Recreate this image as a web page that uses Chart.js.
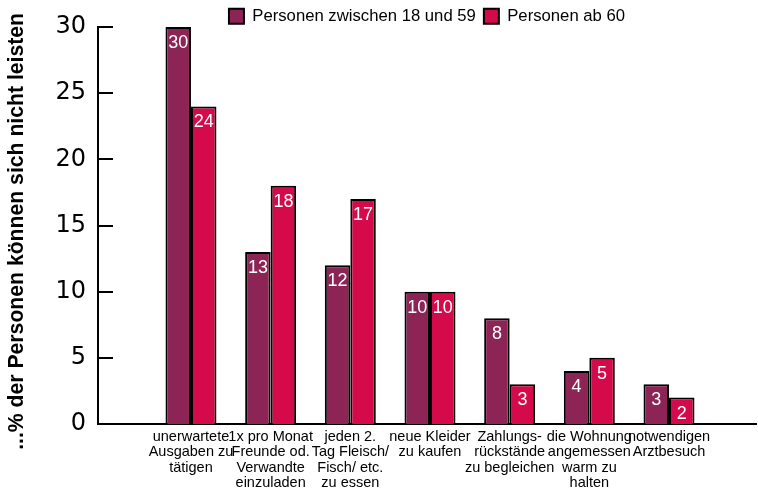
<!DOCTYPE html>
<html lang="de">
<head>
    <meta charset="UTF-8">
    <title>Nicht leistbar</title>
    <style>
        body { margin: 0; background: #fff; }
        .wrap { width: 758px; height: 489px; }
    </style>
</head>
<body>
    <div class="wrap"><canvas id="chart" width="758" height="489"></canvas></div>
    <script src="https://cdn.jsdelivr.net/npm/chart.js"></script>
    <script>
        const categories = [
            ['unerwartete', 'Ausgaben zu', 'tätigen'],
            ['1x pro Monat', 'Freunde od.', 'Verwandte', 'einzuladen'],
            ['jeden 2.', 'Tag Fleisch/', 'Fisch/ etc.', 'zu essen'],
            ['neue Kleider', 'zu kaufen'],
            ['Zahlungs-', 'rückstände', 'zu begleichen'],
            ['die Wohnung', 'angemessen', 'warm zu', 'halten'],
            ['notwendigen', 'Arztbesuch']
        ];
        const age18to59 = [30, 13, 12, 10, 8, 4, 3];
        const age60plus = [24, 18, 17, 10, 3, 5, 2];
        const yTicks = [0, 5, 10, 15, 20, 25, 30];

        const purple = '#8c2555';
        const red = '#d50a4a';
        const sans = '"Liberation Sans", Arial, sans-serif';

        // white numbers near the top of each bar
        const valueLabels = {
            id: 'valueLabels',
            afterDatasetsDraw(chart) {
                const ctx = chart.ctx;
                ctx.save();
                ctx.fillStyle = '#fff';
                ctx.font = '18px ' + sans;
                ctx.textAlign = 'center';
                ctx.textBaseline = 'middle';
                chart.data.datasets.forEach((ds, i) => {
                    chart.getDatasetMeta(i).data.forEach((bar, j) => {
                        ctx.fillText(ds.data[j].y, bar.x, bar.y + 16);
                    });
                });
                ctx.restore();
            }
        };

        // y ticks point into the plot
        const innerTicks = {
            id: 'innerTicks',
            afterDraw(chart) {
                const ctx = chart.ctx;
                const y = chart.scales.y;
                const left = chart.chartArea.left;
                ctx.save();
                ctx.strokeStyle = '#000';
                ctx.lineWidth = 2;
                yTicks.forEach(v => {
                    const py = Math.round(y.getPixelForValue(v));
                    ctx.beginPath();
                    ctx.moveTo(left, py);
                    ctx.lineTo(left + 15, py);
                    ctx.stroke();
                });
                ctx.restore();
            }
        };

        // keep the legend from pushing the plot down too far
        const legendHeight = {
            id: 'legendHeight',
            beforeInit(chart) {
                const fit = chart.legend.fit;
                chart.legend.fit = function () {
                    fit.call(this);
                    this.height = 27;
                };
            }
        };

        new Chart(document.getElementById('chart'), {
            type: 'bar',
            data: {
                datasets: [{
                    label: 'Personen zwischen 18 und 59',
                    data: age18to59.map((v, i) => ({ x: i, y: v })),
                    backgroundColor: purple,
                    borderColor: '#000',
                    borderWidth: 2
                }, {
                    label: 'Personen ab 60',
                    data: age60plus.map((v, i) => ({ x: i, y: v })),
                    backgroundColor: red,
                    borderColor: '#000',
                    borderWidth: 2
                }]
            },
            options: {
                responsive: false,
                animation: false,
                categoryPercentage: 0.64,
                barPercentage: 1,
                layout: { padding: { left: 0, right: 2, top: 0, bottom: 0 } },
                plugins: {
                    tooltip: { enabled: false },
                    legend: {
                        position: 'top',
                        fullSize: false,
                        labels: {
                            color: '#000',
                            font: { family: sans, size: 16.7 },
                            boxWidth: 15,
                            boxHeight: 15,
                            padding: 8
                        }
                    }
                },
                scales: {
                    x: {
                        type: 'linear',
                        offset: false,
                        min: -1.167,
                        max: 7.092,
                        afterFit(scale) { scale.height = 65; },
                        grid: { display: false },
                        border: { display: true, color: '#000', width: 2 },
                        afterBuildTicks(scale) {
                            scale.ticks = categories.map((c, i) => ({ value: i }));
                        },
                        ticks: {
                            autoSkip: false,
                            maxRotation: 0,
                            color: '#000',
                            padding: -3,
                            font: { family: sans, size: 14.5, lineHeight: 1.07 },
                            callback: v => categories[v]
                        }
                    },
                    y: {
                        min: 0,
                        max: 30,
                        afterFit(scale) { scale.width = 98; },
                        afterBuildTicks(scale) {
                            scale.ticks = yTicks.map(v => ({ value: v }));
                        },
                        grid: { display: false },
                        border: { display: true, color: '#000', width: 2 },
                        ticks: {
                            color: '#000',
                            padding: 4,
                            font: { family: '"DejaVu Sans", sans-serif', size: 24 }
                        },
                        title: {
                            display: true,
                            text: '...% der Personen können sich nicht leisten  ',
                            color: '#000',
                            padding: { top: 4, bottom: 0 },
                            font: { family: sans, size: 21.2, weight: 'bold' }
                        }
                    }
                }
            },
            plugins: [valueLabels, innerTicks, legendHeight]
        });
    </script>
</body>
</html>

- - -

Exercise description:
In the copy, include no pictures; restate the listing above exactly.

Right answer:
Recreate this image as a web page that uses Chart.js.
<!DOCTYPE html>
<html lang="de">
<head>
    <meta charset="UTF-8">
    <title>Nicht leistbar</title>
    <style>
        body { margin: 0; background: #fff; }
        .wrap { width: 758px; height: 489px; }
    </style>
</head>
<body>
    <div class="wrap"><canvas id="chart" width="758" height="489"></canvas></div>
    <script src="https://cdn.jsdelivr.net/npm/chart.js"></script>
    <script>
        const categories = [
            ['unerwartete', 'Ausgaben zu', 'tätigen'],
            ['1x pro Monat', 'Freunde od.', 'Verwandte', 'einzuladen'],
            ['jeden 2.', 'Tag Fleisch/', 'Fisch/ etc.', 'zu essen'],
            ['neue Kleider', 'zu kaufen'],
            ['Zahlungs-', 'rückstände', 'zu begleichen'],
            ['die Wohnung', 'angemessen', 'warm zu', 'halten'],
            ['notwendigen', 'Arztbesuch']
        ];
        const age18to59 = [30, 13, 12, 10, 8, 4, 3];
        const age60plus = [24, 18, 17, 10, 3, 5, 2];
        const yTicks = [0, 5, 10, 15, 20, 25, 30];

        const purple = '#8c2555';
        const red = '#d50a4a';
        const sans = '"Liberation Sans", Arial, sans-serif';

        // white numbers near the top of each bar
        const valueLabels = {
            id: 'valueLabels',
            afterDatasetsDraw(chart) {
                const ctx = chart.ctx;
                ctx.save();
                ctx.fillStyle = '#fff';
                ctx.font = '18px ' + sans;
                ctx.textAlign = 'center';
                ctx.textBaseline = 'middle';
                chart.data.datasets.forEach((ds, i) => {
                    chart.getDatasetMeta(i).data.forEach((bar, j) => {
                        ctx.fillText(ds.data[j].y, bar.x, bar.y + 16);
                    });
                });
                ctx.restore();
            }
        };

        // y ticks point into the plot
        const innerTicks = {
            id: 'innerTicks',
            afterDraw(chart) {
                const ctx = chart.ctx;
                const y = chart.scales.y;
                const left = chart.chartArea.left;
                ctx.save();
                ctx.strokeStyle = '#000';
                ctx.lineWidth = 2;
                yTicks.forEach(v => {
                    const py = Math.round(y.getPixelForValue(v));
                    ctx.beginPath();
                    ctx.moveTo(left, py);
                    ctx.lineTo(left + 15, py);
                    ctx.stroke();
                });
                ctx.restore();
            }
        };

        // keep the legend from pushing the plot down too far
        const legendHeight = {
            id: 'legendHeight',
            beforeInit(chart) {
                const fit = chart.legend.fit;
                chart.legend.fit = function () {
                    fit.call(this);
                    this.height = 27;
                };
            }
        };

        new Chart(document.getElementById('chart'), {
            type: 'bar',
            data: {
                datasets: [{
                    label: 'Personen zwischen 18 und 59',
                    data: age18to59.map((v, i) => ({ x: i, y: v })),
                    backgroundColor: purple,
                    borderColor: '#000',
                    borderWidth: 2
                }, {
                    label: 'Personen ab 60',
                    data: age60plus.map((v, i) => ({ x: i, y: v })),
                    backgroundColor: red,
                    borderColor: '#000',
                    borderWidth: 2
                }]
            },
            options: {
                responsive: false,
                animation: false,
                categoryPercentage: 0.64,
                barPercentage: 1,
                layout: { padding: { left: 0, right: 2, top: 0, bottom: 0 } },
                plugins: {
                    tooltip: { enabled: false },
                    legend: {
                        position: 'top',
                        fullSize: false,
                        labels: {
                            color: '#000',
                            font: { family: sans, size: 16.7 },
                            boxWidth: 15,
                            boxHeight: 15,
                            padding: 8
                        }
                    }
                },
                scales: {
                    x: {
                        type: 'linear',
                        offset: false,
                        min: -1.167,
                        max: 7.092,
                        afterFit(scale) { scale.height = 65; },
                        grid: { display: false },
                        border: { display: true, color: '#000', width: 2 },
                        afterBuildTicks(scale) {
                            scale.ticks = categories.map((c, i) => ({ value: i }));
                        },
                        ticks: {
                            autoSkip: false,
                            maxRotation: 0,
                            color: '#000',
                            padding: -3,
                            font: { family: sans, size: 14.5, lineHeight: 1.07 },
                            callback: v => categories[v]
                        }
                    },
                    y: {
                        min: 0,
                        max: 30,
                        afterFit(scale) { scale.width = 98; },
                        afterBuildTicks(scale) {
                            scale.ticks = yTicks.map(v => ({ value: v }));
                        },
                        grid: { display: false },
                        border: { display: true, color: '#000', width: 2 },
                        ticks: {
                            color: '#000',
                            padding: 4,
                            font: { family: '"DejaVu Sans", sans-serif', size: 24 }
                        },
                        title: {
                            display: true,
                            text: '...% der Personen können sich nicht leisten  ',
                            color: '#000',
                            padding: { top: 4, bottom: 0 },
                            font: { family: sans, size: 21.2, weight: 'bold' }
                        }
                    }
                }
            },
            plugins: [valueLabels, innerTicks, legendHeight]
        });
    </script>
</body>
</html>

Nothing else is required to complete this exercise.